Re: Seymour


Subject: Re: Seymour
oconnort@nyu.edu
Date: Mon Feb 10 1997 - 19:07:00 GMT


 
> We must remember that the story is supposed to stand on its own.
> It is not just a story detailing Seymour's suicide so we know what
> Buddy is talking about later on. Buddy's stories are of course
> about his dealing with Seymour's death, as many of us have pointed
> out. I think the story is about how war destroys a man. It seems
> clear to me that Seymour is insane at this point, yet he was a
> very intelligent and sane man before the war as we are shown in so
> many stories by Buddy. I have the feeling that I have just
> embarrassed myself and that I will be banashed from bananfish but
> please gie me some feedback so that I can understand Salinger's
> stories correctly if I am not.

It would be a most un-Seymour thing for you to be banished!

I agree with you that it is most important to remember that "Bananafish"
is, after all, a standalone story. That it happened to plant the seed
in the writer's mind for a later series of remarkable stories is
interesting but not pertinent to any consideration of this one story.

I'm not sure I would agree with you that Seymour was *insane*, though
there are other, less severe, clinical terms that could be used to
describe his behavior throughout the story.

JDS, like many writers since the '20s, was quite aware of Hemingway's
fiction, and I suspect that if we could ask him about it, we would
find that he had read and absorbed Hemingway's "Big Two-Hearted River."

Hemingway described his writing of that story as an attempt to write
about war without mentioning the war. (He was illustrating his point
about making a story stronger by omitting certain facts, which readers
would then infer by reading what had *not* been omitted. His theory
was that it made the story stronger.)

And so we see Nick Adams coming back to a forest-fire-scarred world
carrying his physical baggage and learning again how to do the things
he used to do when he was younger and more innocent.
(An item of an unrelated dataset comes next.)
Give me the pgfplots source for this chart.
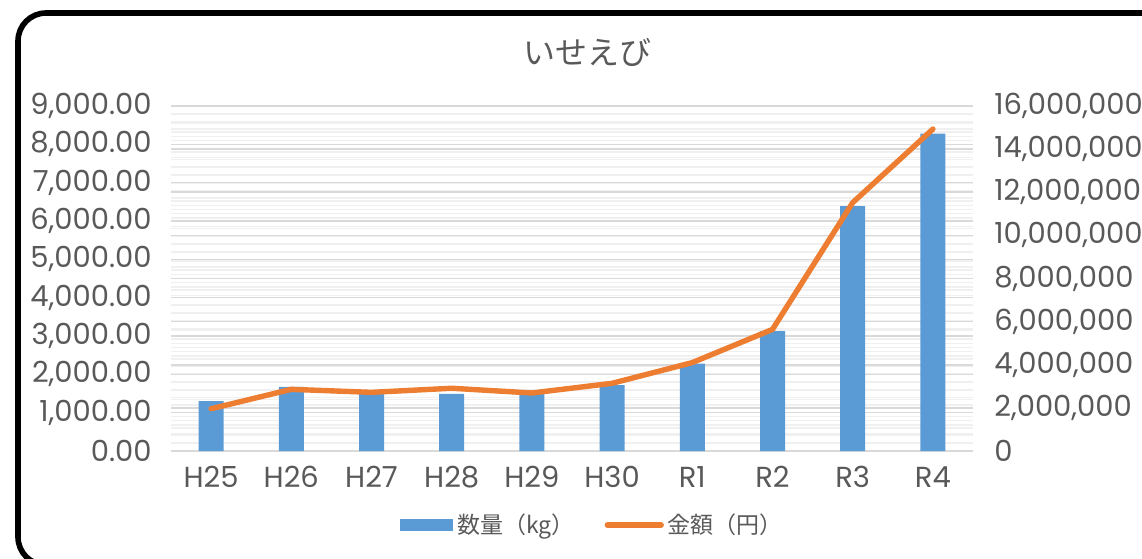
\documentclass[border=0pt]{standalone}
\usepackage{fontspec}
\setmainfont{Poppins}
\newfontfamily\cjk{Noto Sans CJK JP}
\usepackage{pgfplots}
\pgfplotsset{compat=1.18}

\definecolor{barblue}{HTML}{5B9BD5}
\definecolor{linorange}{HTML}{ED7D31}
\definecolor{txtgray}{HTML}{595959}
\definecolor{gridmaj}{HTML}{D9D9D9}
\definecolor{gridmin}{HTML}{F0F0F0}

\pgfplotsset{
  common/.style={
    set layers,
    at={(85.5pt,53.5pt)}, anchor=south west,
    scale only axis, width=401pt, height=172.5pt,
    xmin=-0.5, xmax=9.5, ymin=0,
    major tick length=0pt, minor tick length=0pt,
    axis line style={draw=none},
    ymajorgrids, yminorgrids, minor y tick num=4,
    major grid style={draw=gridmaj, line width=0.75pt},
    minor grid style={draw=gridmin, line width=0.75pt},
    ticklabel style={font=\fontsize{14.5}{16}\selectfont, text=txtgray},
  },
}

\begin{document}
\begin{tikzpicture}
% rounded frame of the chart (runs off the right and bottom edge)
\draw[line width=2.8pt, rounded corners=14pt]
  (640pt,272.5pt) -- (9pt,272.5pt) -- (9pt,-3.5pt) -- (640pt,-3.5pt);
\node[text=txtgray, font=\cjk\fontsize{16}{18}\selectfont] at (293.5pt,253pt) {いせえび};

% left axis: quantity (kg), bars
\begin{axis}[common,
    ymax=9000,
    axis y line*=left, axis x line*=bottom,
    ytick={0,1000,2000,3000,4000,5000,6000,7000,8000,9000},
    yticklabel style={anchor=east, inner sep=0pt, xshift=-9.5pt,
      /pgf/number format/.cd, fixed, fixed zerofill, precision=2, 1000 sep={,}, assume math mode=true},
    xtick={0,1,2,3,4,5,6,7,8,9},
    xticklabels={H25,H26,H27,H28,H29,H30,R1,R2,R3,R4},
    xticklabel style={anchor=base, inner sep=0pt, yshift=-18pt},
    ybar, bar width=12.5pt,
  ]
  \addplot[fill=barblue, draw=none] coordinates {
    (0,1304) (1,1670) (2,1530) (3,1487) (4,1510)
    (5,1720) (6,2280) (7,3130) (8,6390) (9,8280)
  };
\end{axis}

% right axis: amount (yen), line
\begin{axis}[common,
    ymax=16000000,
    axis y line*=right, axis x line=none,
    xtick=\empty,
    ytick={0,2000000,4000000,6000000,8000000,10000000,12000000,14000000,16000000},
    scaled y ticks=false,
    yticklabel style={anchor=west, inner sep=0pt, xshift=10.5pt,
      /pgf/number format/.cd, fixed, precision=0, 1000 sep={,}, assume math mode=true},
    legend columns=2,
    legend style={at={(0.527,-0.2145)}, anchor=center, draw=none, fill=none,
      font=\cjk\fontsize{11.5}{13}\selectfont, text=txtgray,
      /tikz/every even column/.append style={column sep=13pt}},
    legend cell align=left,
  ]
  \addlegendimage{legend image code/.code={\fill[barblue] (0pt,-2.75pt) rectangle (26pt,2.75pt);}}
  \addlegendentry{数量（kg）}
  \addplot[linorange, line width=2.7pt, line join=round, line cap=round, mark=none,
    legend image code/.code={\draw[linorange, line width=2.6pt, line cap=round] (0pt,0pt) -- (27pt,0pt);}]
    coordinates {
    (0,1960000) (1,2860000) (2,2720000) (3,2910000) (4,2690000)
    (5,3140000) (6,4100000) (7,5640000) (8,11520000) (9,14930000)
  };
  \addlegendentry{金額（円）}
\end{axis}
\pgfresetboundingbox
\useasboundingbox (0,0) rectangle (571pt,279pt);
\end{tikzpicture}
\end{document}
Aside from the obvious need to eat and find a comfortable place to
sleep, and to catch fish, and to stay warm, Nick is (we infer) a
man coming home from some brutal experience and trying to find for
himself what "peace" really means. Nick Adams has a strong, if
slightly cracked, foundation for his new-found peace. Seymour is
quite the opposite. He is fragile and set to detonate --
emotionally -- at the slightest pressure.

Nick Adams found his sanctuary in the woods of Michigan, which was
the exact right place for him. Seymour was in precisely the wrong
place, almost certainly with the wrong person, when he discovered
that he was nowhere near the sanctuary he needed. And so he made
his choice.

It is imagining the moment after the gunshot in "Bananafish" that
has always been an irresistable exercise for me. I cannot help
envisioning Muriel's reaction upon being awakened by the noise.
What did she think? Annoyance at being disturbed? Grief for
Seymour? Pity for herself? And I wonder about those perfectly
manicured nails, and the motions they made in the air....

This moment-after-the-ending is one reason, I suspect, that the
story has such a hold on my imagination.